Dans ce cadre, l'ouverture à la concurrence du transport de voyageurs à l'horizon 2019 pourrait passer par la proposition de services commerciaux concurrents ou par la participation à des appels d'offres. La disposition critiquable est la suivante : « A la demande d'un État membre ou de sa propre initiative, la Commission décide si les gestionnaires de l'infrastructure qui font partie d'une entreprise verticalement intégrée répondent aux exigences des articles 7 bis et 7 ter et si la mise en oeuvre de ces exigences est suffisante pour offrir des conditions de concurrence équitables à toutes les entreprises ferroviaires et garantir l'absence de distorsions de concurrence sur le marché concerné ». L'alinéa premier de l'article 7 quater doit être rapproché de l'alinéa 5 : « L'État membre concerné peut demander à la Commission d'abroger la décision qu'elle a prise au sens du paragraphe 3 conformément à la procédure visée à l'article 62, paragraphe 2, lorsqu'il démontre, à la satisfaction de la Commission, que les motifs de la décision n'existent plus ».

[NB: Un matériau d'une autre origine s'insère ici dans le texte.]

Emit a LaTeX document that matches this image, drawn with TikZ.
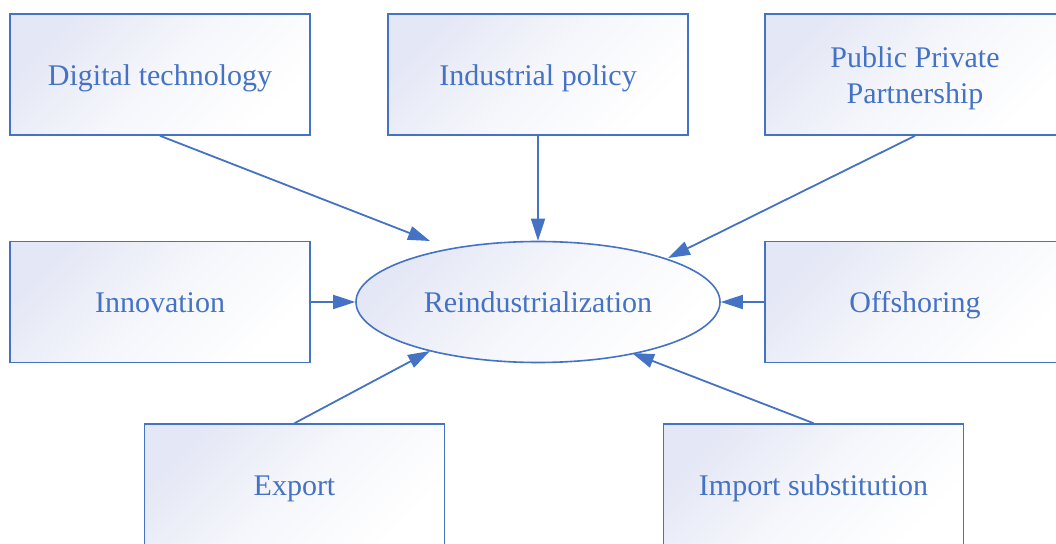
\documentclass[tikz,border=0pt]{standalone}
\usepackage{fontspec}
\setmainfont{Liberation Serif}
\usetikzlibrary{positioning, arrows.meta, shapes.geometric}
\definecolor{linkblue}{HTML}{4472C4}
\definecolor{boxfill}{RGB}{228,231,245}
\tikzset{
    x=1pt, y=1pt,
    on grid,
    factor/.style={rectangle, draw=linkblue, line width=1.6pt,
        minimum width=300pt, minimum height=121pt,
        top color=boxfill, bottom color=white,
        middle color=boxfill!35!white, shading angle=45,
        text=linkblue, font=\fontsize{30}{36}\selectfont, align=center,
        text height=28pt, text depth=6.5pt},
    target/.style={factor, ellipse, inner sep=0pt,
        minimum width=364pt, minimum height=121pt},
    link/.style={color=linkblue, line width=1.8pt,
        -{Triangle[length=22pt,width=14pt]}},
}
\begin{document}
\begin{tikzpicture}
    \useasboundingbox (0,0) rectangle (1056,543);
        \node[target] (re) at (538,241) {Reindustrialization};
        \node[factor, above left=227.5pt and 378pt of re] (dt) {Digital technology};
        \node[factor, above=227.5pt of re] (ip) {Industrial policy};
        \node[factor, text height=64pt, above right=227.5pt and 377pt of re] (pp) {Public Private\\Partnership};
        \node[factor, left=378pt of re] (in) {Innovation};
        \node[factor, right=377pt of re] (of) {Offshoring};
        \node[factor, below left=182.5pt and 243.5pt of re] (ex) {Export};
        \node[factor, below right=182.5pt and 275.5pt of re] (is) {Import substitution};

        \coordinate[above left=61pt and 108pt of re] (dt-tip);
        \coordinate[above right=44pt and 130pt of re] (pp-tip);
        \coordinate[below left=49pt and 108pt of re] (ex-tip);
        \coordinate[below right=51pt and 94pt of re] (is-tip);

    \path
        (dt.south) edge[link] (dt-tip)
        (ip.south) edge[link] (re.north)
        (pp.south) edge[link] (pp-tip)
        (in.east) edge[link] (re.west)
        (of.west) edge[link] (re.east)
        (ex.north) edge[link] (ex-tip)
        (is.north) edge[link] (is-tip);
\end{tikzpicture}
\end{document}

La note de présentation explique : « les entreprises ferroviaires appartenant à une structure verticalement intégrée pourraient se voir interdire d'opérer dans d'autres États membres si elles n'ont pas d'abord convaincu la Commission de la mise en place des garanties appropriées assurant l'indépendance juridique, financières et opérationnelles requises pour assurer effectivement le maintien de conditions égales de concurrence et l'existence d'un accès équitable des autres opérateurs à leur marché national d'origine ». En clair, ces opérateurs de transport devront convaincre la Commission européenne que le gestionnaire de réseau national ne les protège pas. Dans le règlement OSP déjà, les entreprises in house ne peuvent aller sur les marchés extérieurs.

Ainsi, ces opérateurs seraient concurrencés de plein droit sur leur marché national, mais la réciproque ne serait pas assurée, puisque la Commission européenne pourrait leur refuser souverainement le droit d'offrir des services de transport de voyageurs hors de leur pays d'origine. Bien que la Commission ait tout le loisir de saisir la Cour de justice de l'Union européenne avant l'échéance de 2019 si le fonctionnement de la holding ne comporte pas la « muraille de Chine » exigée, l'ouverture à la concurrence des transports internes de passagers dans six ans lui ouvrirait une nouvelle fenêtre de tir, soumise à sa seule appréciation.

L'absence de tout critère d'appréciation me paraît de nature à créer une grande incertitude, tant pour les États membres que pour les opérateurs : la Commission serait investie de prérogatives qui excéderaient manifestement ce qui est nécessaire pour atteindre le but poursuivi. C'est pourquoi je vous propose d'adopter un avis motivé.